─── Material provided

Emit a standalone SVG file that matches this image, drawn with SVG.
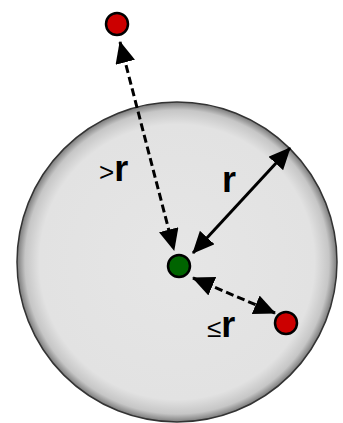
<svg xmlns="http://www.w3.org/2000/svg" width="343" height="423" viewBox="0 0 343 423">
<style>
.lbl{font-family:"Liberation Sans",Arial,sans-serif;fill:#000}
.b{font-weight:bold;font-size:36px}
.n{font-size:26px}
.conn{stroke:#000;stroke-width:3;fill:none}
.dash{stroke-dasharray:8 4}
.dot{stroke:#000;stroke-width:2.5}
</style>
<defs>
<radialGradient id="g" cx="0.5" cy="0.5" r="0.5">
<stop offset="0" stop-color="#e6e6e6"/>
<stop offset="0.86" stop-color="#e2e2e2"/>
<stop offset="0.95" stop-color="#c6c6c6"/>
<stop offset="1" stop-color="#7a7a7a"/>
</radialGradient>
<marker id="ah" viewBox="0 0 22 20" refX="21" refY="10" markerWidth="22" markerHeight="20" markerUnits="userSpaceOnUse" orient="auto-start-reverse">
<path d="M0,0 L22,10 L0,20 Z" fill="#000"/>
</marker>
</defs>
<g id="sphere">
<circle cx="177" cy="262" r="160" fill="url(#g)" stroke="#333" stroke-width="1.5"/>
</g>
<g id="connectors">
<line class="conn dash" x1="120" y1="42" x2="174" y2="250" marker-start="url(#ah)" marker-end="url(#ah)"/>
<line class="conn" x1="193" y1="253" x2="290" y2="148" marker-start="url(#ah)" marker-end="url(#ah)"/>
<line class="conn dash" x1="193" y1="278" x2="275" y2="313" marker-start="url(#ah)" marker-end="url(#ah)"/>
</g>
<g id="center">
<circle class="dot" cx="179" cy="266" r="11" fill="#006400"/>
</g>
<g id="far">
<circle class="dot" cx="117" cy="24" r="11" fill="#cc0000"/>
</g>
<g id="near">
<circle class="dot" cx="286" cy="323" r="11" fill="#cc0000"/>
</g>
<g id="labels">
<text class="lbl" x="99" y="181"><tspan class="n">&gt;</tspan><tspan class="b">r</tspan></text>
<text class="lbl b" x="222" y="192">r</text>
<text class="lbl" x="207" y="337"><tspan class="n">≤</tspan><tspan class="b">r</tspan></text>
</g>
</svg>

──────

Required task
Print the listing above in full, exactly as written. Omit any pictures.

Task answer
Emit a standalone SVG file that matches this image, drawn with SVG.
<svg xmlns="http://www.w3.org/2000/svg" width="343" height="423" viewBox="0 0 343 423">
<style>
.lbl{font-family:"Liberation Sans",Arial,sans-serif;fill:#000}
.b{font-weight:bold;font-size:36px}
.n{font-size:26px}
.conn{stroke:#000;stroke-width:3;fill:none}
.dash{stroke-dasharray:8 4}
.dot{stroke:#000;stroke-width:2.5}
</style>
<defs>
<radialGradient id="g" cx="0.5" cy="0.5" r="0.5">
<stop offset="0" stop-color="#e6e6e6"/>
<stop offset="0.86" stop-color="#e2e2e2"/>
<stop offset="0.95" stop-color="#c6c6c6"/>
<stop offset="1" stop-color="#7a7a7a"/>
</radialGradient>
<marker id="ah" viewBox="0 0 22 20" refX="21" refY="10" markerWidth="22" markerHeight="20" markerUnits="userSpaceOnUse" orient="auto-start-reverse">
<path d="M0,0 L22,10 L0,20 Z" fill="#000"/>
</marker>
</defs>
<g id="sphere">
<circle cx="177" cy="262" r="160" fill="url(#g)" stroke="#333" stroke-width="1.5"/>
</g>
<g id="connectors">
<line class="conn dash" x1="120" y1="42" x2="174" y2="250" marker-start="url(#ah)" marker-end="url(#ah)"/>
<line class="conn" x1="193" y1="253" x2="290" y2="148" marker-start="url(#ah)" marker-end="url(#ah)"/>
<line class="conn dash" x1="193" y1="278" x2="275" y2="313" marker-start="url(#ah)" marker-end="url(#ah)"/>
</g>
<g id="center">
<circle class="dot" cx="179" cy="266" r="11" fill="#006400"/>
</g>
<g id="far">
<circle class="dot" cx="117" cy="24" r="11" fill="#cc0000"/>
</g>
<g id="near">
<circle class="dot" cx="286" cy="323" r="11" fill="#cc0000"/>
</g>
<g id="labels">
<text class="lbl" x="99" y="181"><tspan class="n">&gt;</tspan><tspan class="b">r</tspan></text>
<text class="lbl b" x="222" y="192">r</text>
<text class="lbl" x="207" y="337"><tspan class="n">≤</tspan><tspan class="b">r</tspan></text>
</g>
</svg>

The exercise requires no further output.